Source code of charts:
☆ ☆ ☆ ☆ ☆ ☆ ☆
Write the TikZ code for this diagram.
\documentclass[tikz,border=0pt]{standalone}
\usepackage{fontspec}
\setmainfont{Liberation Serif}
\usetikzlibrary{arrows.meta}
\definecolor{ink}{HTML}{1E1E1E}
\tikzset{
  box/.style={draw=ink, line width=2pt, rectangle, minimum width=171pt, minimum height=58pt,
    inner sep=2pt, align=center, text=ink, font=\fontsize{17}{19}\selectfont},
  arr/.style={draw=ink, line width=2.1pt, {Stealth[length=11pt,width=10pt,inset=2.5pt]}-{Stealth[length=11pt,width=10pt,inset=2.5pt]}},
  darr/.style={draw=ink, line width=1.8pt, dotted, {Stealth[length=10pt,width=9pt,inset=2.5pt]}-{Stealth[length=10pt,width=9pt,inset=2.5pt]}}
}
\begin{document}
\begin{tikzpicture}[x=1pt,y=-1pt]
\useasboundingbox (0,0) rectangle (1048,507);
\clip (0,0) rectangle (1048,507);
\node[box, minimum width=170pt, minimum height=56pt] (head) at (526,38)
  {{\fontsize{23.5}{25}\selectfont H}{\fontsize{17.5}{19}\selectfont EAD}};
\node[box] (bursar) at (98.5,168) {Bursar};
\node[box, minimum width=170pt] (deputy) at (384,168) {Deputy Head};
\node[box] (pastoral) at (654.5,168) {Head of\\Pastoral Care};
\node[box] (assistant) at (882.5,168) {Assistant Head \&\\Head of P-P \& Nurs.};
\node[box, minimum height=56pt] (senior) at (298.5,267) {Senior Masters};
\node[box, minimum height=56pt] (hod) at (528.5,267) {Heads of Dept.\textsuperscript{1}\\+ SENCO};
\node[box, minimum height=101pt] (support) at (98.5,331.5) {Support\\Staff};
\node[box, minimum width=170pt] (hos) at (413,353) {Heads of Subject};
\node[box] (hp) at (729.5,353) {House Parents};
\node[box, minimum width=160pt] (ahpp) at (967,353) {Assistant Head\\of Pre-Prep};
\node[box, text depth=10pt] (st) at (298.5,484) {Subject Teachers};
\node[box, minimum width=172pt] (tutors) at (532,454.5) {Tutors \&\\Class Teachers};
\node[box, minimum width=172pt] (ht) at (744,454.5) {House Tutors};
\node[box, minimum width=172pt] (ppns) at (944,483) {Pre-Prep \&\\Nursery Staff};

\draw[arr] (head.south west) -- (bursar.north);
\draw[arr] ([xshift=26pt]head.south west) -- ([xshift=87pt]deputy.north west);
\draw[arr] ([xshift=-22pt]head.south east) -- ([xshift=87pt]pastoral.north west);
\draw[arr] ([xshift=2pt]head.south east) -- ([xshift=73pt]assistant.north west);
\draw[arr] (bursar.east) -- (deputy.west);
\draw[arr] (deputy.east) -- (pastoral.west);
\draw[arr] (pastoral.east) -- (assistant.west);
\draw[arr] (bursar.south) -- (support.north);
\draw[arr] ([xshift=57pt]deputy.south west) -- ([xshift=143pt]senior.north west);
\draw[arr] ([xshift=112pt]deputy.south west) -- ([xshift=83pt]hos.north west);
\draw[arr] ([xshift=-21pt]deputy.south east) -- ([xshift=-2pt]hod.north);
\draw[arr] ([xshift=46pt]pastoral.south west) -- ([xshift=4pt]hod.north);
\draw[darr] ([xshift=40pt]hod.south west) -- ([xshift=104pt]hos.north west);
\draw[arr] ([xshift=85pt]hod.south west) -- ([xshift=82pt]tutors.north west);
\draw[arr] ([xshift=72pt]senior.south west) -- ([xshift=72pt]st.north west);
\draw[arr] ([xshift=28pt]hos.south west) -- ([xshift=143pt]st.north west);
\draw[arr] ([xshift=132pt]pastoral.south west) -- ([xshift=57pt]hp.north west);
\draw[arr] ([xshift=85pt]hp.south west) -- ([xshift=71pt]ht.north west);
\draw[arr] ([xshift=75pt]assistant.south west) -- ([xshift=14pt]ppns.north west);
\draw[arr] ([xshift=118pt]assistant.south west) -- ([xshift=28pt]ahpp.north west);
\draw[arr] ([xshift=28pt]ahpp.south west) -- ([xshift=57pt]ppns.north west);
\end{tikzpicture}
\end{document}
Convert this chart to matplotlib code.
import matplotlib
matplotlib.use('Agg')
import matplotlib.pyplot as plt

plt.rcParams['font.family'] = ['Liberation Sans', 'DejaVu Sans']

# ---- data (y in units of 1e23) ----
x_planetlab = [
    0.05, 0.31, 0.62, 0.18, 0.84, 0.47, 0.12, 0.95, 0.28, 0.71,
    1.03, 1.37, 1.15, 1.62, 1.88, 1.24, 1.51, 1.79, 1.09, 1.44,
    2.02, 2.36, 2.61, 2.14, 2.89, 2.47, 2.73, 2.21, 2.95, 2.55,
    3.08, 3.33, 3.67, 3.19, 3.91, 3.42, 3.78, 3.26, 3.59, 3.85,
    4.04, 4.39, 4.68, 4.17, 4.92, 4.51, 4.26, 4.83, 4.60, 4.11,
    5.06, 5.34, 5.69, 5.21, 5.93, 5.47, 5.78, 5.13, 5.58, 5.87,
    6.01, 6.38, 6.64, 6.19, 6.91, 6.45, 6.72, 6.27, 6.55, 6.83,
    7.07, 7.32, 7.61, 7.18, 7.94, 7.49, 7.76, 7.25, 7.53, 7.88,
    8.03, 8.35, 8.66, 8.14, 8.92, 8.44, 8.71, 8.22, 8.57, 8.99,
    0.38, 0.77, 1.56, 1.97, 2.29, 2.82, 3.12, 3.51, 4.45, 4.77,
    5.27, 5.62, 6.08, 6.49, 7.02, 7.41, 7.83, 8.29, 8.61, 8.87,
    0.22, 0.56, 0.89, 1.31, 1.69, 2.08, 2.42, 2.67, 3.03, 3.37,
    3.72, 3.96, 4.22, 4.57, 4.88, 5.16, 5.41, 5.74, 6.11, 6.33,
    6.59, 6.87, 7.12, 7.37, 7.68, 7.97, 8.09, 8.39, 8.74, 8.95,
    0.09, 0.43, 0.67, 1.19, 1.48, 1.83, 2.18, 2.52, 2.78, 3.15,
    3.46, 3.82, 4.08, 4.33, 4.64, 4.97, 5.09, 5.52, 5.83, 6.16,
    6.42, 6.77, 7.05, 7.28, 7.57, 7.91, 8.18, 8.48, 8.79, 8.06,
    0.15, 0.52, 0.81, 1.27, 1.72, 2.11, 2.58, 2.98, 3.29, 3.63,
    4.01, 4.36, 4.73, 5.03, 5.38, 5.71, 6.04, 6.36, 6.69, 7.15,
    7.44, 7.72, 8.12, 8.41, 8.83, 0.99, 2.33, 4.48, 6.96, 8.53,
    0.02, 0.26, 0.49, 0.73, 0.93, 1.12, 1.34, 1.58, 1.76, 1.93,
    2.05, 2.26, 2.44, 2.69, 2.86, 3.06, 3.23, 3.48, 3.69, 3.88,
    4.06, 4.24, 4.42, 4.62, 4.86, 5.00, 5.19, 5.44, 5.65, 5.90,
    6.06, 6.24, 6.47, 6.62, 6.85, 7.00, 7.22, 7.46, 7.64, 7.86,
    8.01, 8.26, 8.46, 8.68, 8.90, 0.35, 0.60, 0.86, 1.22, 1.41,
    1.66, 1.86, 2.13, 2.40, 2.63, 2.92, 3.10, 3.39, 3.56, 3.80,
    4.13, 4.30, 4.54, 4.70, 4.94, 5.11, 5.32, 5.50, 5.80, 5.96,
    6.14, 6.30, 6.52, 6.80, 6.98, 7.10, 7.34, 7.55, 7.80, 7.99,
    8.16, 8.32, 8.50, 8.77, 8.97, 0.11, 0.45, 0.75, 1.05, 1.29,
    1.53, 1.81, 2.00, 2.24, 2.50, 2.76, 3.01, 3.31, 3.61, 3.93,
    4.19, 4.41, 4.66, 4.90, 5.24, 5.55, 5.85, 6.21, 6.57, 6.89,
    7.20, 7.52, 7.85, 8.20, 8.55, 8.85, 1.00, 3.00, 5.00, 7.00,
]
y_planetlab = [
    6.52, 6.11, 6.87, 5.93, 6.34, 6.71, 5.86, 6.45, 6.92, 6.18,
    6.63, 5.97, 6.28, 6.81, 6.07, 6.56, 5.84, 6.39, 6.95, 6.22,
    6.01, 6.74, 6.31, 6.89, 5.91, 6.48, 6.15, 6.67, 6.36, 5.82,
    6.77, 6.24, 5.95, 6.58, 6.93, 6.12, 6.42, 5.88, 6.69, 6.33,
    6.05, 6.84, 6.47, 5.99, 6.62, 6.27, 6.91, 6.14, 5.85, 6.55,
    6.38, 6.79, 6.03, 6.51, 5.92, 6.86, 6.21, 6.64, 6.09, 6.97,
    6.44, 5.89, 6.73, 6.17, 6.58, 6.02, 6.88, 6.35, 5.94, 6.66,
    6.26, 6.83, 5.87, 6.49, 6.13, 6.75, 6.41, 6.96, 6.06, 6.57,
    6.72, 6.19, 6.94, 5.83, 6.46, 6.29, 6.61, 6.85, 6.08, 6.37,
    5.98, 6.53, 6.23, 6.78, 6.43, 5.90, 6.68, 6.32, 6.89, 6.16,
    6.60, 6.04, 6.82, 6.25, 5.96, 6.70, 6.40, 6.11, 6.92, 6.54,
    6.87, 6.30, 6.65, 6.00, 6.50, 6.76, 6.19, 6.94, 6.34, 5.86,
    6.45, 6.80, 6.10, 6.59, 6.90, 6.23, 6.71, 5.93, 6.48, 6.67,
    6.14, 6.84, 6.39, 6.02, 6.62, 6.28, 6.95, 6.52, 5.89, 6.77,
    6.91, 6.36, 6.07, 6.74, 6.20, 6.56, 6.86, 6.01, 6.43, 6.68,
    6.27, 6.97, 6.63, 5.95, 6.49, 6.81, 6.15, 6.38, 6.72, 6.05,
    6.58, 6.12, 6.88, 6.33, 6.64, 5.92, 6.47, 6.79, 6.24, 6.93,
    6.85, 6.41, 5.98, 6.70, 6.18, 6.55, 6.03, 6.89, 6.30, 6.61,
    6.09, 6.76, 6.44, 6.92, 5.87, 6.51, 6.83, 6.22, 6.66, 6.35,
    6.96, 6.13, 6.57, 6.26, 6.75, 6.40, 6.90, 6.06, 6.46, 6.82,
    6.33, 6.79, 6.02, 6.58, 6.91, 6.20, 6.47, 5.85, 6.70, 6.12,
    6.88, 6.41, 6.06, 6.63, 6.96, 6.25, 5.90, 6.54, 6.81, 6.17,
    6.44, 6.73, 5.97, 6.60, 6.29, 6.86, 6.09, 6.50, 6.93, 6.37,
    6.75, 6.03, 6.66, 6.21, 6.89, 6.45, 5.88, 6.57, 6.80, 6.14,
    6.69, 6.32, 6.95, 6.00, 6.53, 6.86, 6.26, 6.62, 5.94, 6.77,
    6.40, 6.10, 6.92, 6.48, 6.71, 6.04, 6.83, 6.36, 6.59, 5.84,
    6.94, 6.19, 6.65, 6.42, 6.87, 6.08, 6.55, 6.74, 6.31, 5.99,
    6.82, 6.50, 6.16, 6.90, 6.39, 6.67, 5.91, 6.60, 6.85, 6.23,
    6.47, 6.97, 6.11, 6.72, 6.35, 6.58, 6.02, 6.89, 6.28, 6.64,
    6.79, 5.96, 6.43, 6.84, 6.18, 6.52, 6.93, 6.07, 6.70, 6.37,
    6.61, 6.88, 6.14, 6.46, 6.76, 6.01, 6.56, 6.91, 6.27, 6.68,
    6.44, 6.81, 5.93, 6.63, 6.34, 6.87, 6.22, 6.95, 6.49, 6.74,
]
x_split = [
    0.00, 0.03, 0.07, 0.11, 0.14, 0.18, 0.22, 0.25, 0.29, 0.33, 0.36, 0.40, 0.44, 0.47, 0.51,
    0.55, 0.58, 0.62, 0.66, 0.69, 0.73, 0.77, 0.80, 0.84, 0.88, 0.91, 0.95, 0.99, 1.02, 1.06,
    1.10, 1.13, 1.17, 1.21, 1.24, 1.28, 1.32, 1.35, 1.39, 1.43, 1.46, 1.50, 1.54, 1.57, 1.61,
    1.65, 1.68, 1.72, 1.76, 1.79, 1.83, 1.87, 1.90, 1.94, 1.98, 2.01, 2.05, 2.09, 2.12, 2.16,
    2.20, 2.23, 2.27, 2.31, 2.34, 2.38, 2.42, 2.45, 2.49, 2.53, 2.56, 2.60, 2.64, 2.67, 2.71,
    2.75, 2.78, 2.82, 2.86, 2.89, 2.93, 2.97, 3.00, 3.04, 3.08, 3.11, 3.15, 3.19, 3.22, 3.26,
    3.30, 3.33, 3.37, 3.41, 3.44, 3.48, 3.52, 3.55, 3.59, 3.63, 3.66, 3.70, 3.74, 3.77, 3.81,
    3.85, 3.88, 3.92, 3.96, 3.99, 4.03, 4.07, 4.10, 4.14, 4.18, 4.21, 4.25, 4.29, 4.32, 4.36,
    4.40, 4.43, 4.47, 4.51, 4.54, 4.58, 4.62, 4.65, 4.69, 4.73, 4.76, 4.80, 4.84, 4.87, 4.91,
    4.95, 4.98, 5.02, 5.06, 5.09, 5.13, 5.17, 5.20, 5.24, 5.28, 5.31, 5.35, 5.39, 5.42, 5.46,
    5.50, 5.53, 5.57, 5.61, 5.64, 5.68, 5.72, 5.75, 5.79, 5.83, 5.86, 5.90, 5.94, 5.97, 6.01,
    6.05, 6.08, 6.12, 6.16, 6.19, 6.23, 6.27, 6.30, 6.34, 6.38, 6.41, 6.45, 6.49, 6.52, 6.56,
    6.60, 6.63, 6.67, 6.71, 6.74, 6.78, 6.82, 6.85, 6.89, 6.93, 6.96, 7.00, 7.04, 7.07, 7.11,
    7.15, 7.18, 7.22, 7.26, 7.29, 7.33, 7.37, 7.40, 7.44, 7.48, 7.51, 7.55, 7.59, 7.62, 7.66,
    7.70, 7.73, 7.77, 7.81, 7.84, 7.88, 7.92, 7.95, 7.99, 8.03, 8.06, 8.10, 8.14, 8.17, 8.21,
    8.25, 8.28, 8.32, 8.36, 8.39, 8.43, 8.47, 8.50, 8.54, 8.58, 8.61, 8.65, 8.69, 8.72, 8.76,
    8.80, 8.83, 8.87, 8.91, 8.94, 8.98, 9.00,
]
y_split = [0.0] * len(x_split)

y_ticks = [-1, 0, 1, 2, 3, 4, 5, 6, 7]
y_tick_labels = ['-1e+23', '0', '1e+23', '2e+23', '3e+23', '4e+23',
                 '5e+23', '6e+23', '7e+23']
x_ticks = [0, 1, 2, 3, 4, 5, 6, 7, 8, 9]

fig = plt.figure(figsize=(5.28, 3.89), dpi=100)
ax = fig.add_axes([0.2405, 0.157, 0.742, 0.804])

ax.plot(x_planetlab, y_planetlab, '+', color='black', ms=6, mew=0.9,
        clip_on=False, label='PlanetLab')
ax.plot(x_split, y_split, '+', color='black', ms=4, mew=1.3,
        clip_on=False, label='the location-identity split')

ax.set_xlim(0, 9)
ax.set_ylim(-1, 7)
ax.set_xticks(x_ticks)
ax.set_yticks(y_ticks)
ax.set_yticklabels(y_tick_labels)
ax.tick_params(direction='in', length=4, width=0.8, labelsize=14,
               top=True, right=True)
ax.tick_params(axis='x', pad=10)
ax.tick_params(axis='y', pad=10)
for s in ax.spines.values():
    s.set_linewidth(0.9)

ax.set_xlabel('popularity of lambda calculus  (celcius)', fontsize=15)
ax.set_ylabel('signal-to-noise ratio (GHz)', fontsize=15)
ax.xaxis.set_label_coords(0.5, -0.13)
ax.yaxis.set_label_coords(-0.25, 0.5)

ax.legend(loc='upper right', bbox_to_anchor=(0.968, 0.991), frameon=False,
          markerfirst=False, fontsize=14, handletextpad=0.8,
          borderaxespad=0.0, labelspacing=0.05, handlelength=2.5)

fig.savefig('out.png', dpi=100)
☆ ☆ ☆ ☆ ☆ ☆ ☆
** WORK INSTRUCTIONS **
Exactly the lines from the line that has "Convert this chart to matplotlib code." through the line that has "plt.rcParams['font.family'] = ['Liberation" are to be repeated, both included, with nothing added.

** EXERCISE OUTPUT **
Convert this chart to matplotlib code.
import matplotlib
matplotlib.use('Agg')
import matplotlib.pyplot as plt

plt.rcParams['font.family'] = ['Liberation Sans', 'DejaVu Sans']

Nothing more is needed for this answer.